Computational Thinking
Computational thinking is about how to solve a problem. A computational thinker has to turn the problem into something that could be solved with an algorithm, then try to create that algorithm. For a solution to be correct, they use logical reasoning, test data and user feedback. It is necessary for any programmer
Abstraction
Abstraction is part of the first step. It is the process of removing unnecessary details while maintaining the core aspects. This helps to simplify problems.
- When you take brief meeting notes you use abstraction
- Signs are forms of abstractions, hazard signs for chemistry or highway signs
- Little man computer is an abstraction of how a real computer might work.
This also happened with coding languages. It evolved from machine code, 0s and 1s. To the next generation with mnemonic codes representing instructions. Then to BASIC and FORTRAN. Where programmers didn’t need to worry about how variables were stored.
Euler’s famous bridge problem was abstraction too. He simplified the map into just the bridges, into a ‘graph’. This type of abstraction (by generalisation) is common in OOP. Where you group similar things.
Data abstraction is similar. You can hide how details are stored because they are unnecessary for the programmer, as above. Some examples are Queues and Stacks, my other page.
Thinking Ahead
- Using abstraction we only need the input and the expected output as the start to solve a problem.
- You need to define the problem, before trying to solve it.
- If you have solved it but it only works in specific conditions specify this in documentation as a precondition.

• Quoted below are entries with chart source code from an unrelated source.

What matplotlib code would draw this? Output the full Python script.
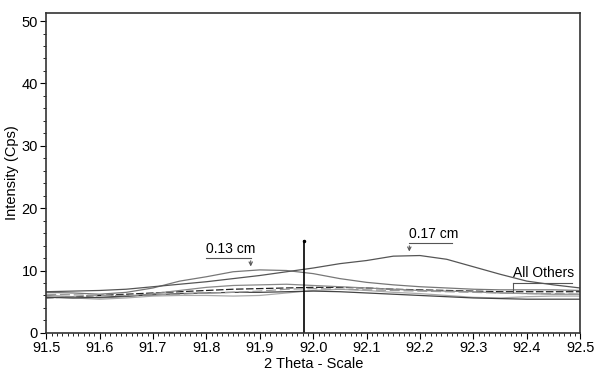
import numpy as np
import matplotlib.pyplot as plt
from matplotlib.ticker import MultipleLocator

plt.rcParams['font.family'] = ['Liberation Sans Narrow', 'Liberation Sans', 'DejaVu Sans']

theta = np.round(np.arange(91.5, 92.501, 0.05), 2)

cm013 = [6.5, 6.4, 6.2, 6.5, 7.2, 8.3, 9.0, 9.8, 10.1, 10.0, 9.5, 8.7, 8.1, 7.7, 7.4, 7.2, 7.0, 6.9, 6.9, 6.9, 6.8]
cm017 = [6.6, 6.7, 6.8, 7.0, 7.4, 7.8, 8.2, 8.7, 9.2, 9.8, 10.4, 11.1, 11.6, 12.3, 12.4, 11.8, 10.6, 9.4, 8.3, 7.7, 7.2]

others = [
    [5.6, 5.8, 6.0, 6.2, 6.4, 6.6, 6.8, 7.0, 7.1, 7.2, 7.3, 7.3, 7.2, 7.0, 6.9, 6.8, 6.7, 6.6, 6.6, 6.6, 6.6],
    [6.0, 5.8, 5.6, 5.8, 6.3, 6.8, 7.3, 7.6, 7.7, 7.8, 7.6, 7.4, 7.2, 7.0, 6.8, 6.7, 6.6, 6.4, 6.3, 6.2, 6.2],
    [5.8, 5.6, 5.4, 5.6, 5.9, 6.0, 6.0, 5.9, 6.0, 6.4, 6.8, 7.0, 6.8, 6.5, 6.3, 6.0, 5.7, 5.6, 5.8, 5.9, 5.9],
    [5.7, 5.6, 5.7, 5.9, 6.1, 6.3, 6.4, 6.5, 6.5, 6.6, 6.7, 6.6, 6.4, 6.2, 6.0, 5.8, 5.6, 5.5, 5.4, 5.4, 5.4],
    [6.2, 6.1, 6.0, 6.0, 6.1, 6.2, 6.4, 6.5, 6.7, 7.0, 7.1, 7.0, 6.9, 6.8, 6.7, 6.6, 6.5, 6.4, 6.3, 6.3, 6.2],
]
other_colors = ['#222222', '#888888', '#aaaaaa', '#444444', '#999999']
other_styles = [(0, (6, 2)), '-', '-', '-', (0, (8, 3))]

marker_x = 91.983
marker_top = 14.8

fig = plt.figure(figsize=(6, 3.8), dpi=100)
ax = fig.add_axes([0.077, 0.124, 0.89, 0.842])

for y, c, ls in zip(others, other_colors, other_styles):
    ax.plot(theta, y, color=c, lw=0.9, ls=ls)
ax.plot(theta, cm013, color='#777777', lw=0.9)
ax.plot(theta, cm017, color='#555555', lw=0.9)

ax.plot([marker_x, marker_x], [0, marker_top], color='black', lw=1.2)
ax.plot(marker_x, marker_top, marker='.', color='black', ms=3)

# labels with leader lines
ax.text(91.80, 12.4, '0.13 cm', fontsize=10, ha='left', va='bottom')
ax.plot([91.80, 91.883], [12.0, 12.0], color='#555555', lw=0.8)
ax.annotate('', xy=(91.883, 10.2), xytext=(91.883, 12.0),
            arrowprops=dict(arrowstyle='->', color='#555555', lw=0.8, mutation_scale=6))
ax.text(92.18, 14.7, '0.17 cm', fontsize=10, ha='left', va='bottom')
ax.plot([92.18, 92.26], [14.4, 14.4], color='#555555', lw=0.8)
ax.annotate('', xy=(92.18, 12.6), xytext=(92.18, 14.4),
            arrowprops=dict(arrowstyle='->', color='#555555', lw=0.8, mutation_scale=6))
ax.text(92.375, 8.4, 'All Others', fontsize=10, ha='left', va='bottom')
ax.plot([92.375, 92.485], [8.0, 8.0], color='#555555', lw=0.8)
ax.plot([92.375, 92.375], [8.0, 6.6], color='#555555', lw=0.8)

ax.set_xlim(91.5, 92.5)
ax.set_ylim(0, 51.3)
ax.xaxis.set_major_locator(MultipleLocator(0.1))
ax.xaxis.set_minor_locator(MultipleLocator(0.01))
ax.yaxis.set_major_locator(MultipleLocator(10))
ax.yaxis.set_minor_locator(MultipleLocator(2))
ax.set_xticklabels([f'{v:.1f}' for v in ax.get_xticks()])
ax.tick_params(which='major', length=4, width=0.8, labelsize=10.5, pad=2)
ax.tick_params(which='minor', length=2, width=0.6)
ax.set_xlabel('2 Theta - Scale', fontsize=10.5, labelpad=1)
ax.set_ylabel('Intensity (Cps)', fontsize=10.5, labelpad=2)
for s in ax.spines.values():
    s.set_linewidth(1.2)
    s.set_color('#333333')

fig.savefig('out.png', dpi=100)
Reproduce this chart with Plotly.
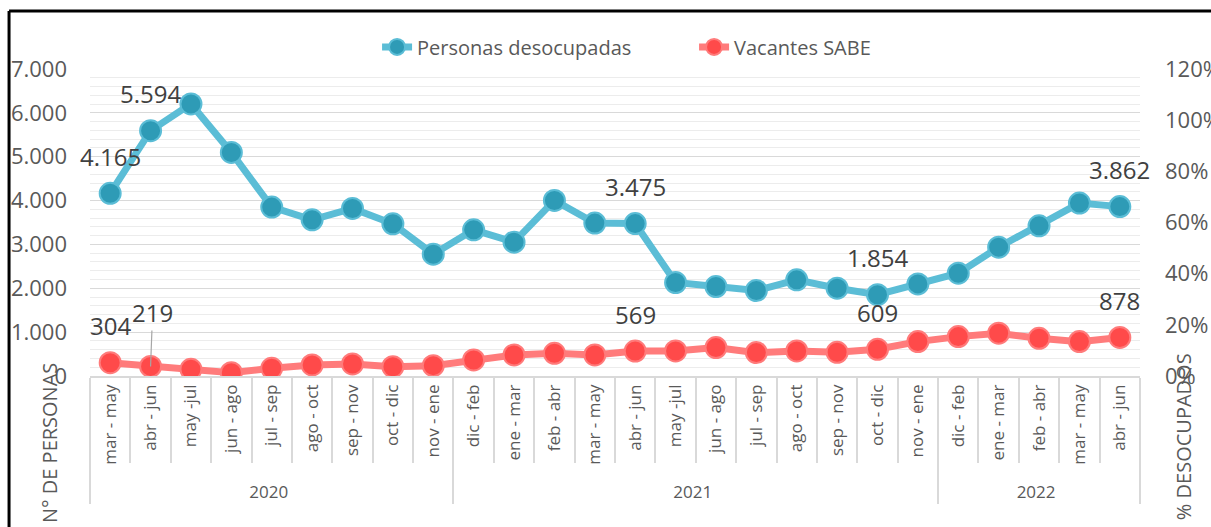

Preconditions can let the subroutine be reusable. Your subroutine won’t fail, and its user will know why if it does. Caching is storing temporary data or instructions that have been used recently or need to be reused. This means fast access and higher efficiency
Thinking Procedurally
Problem decomposition, breaks problems into subproblems, Top-down design breaks these down further and further into smaller manageable tasks. This makes writing, testing and maintenance easier. Hierarchy charts can represent this.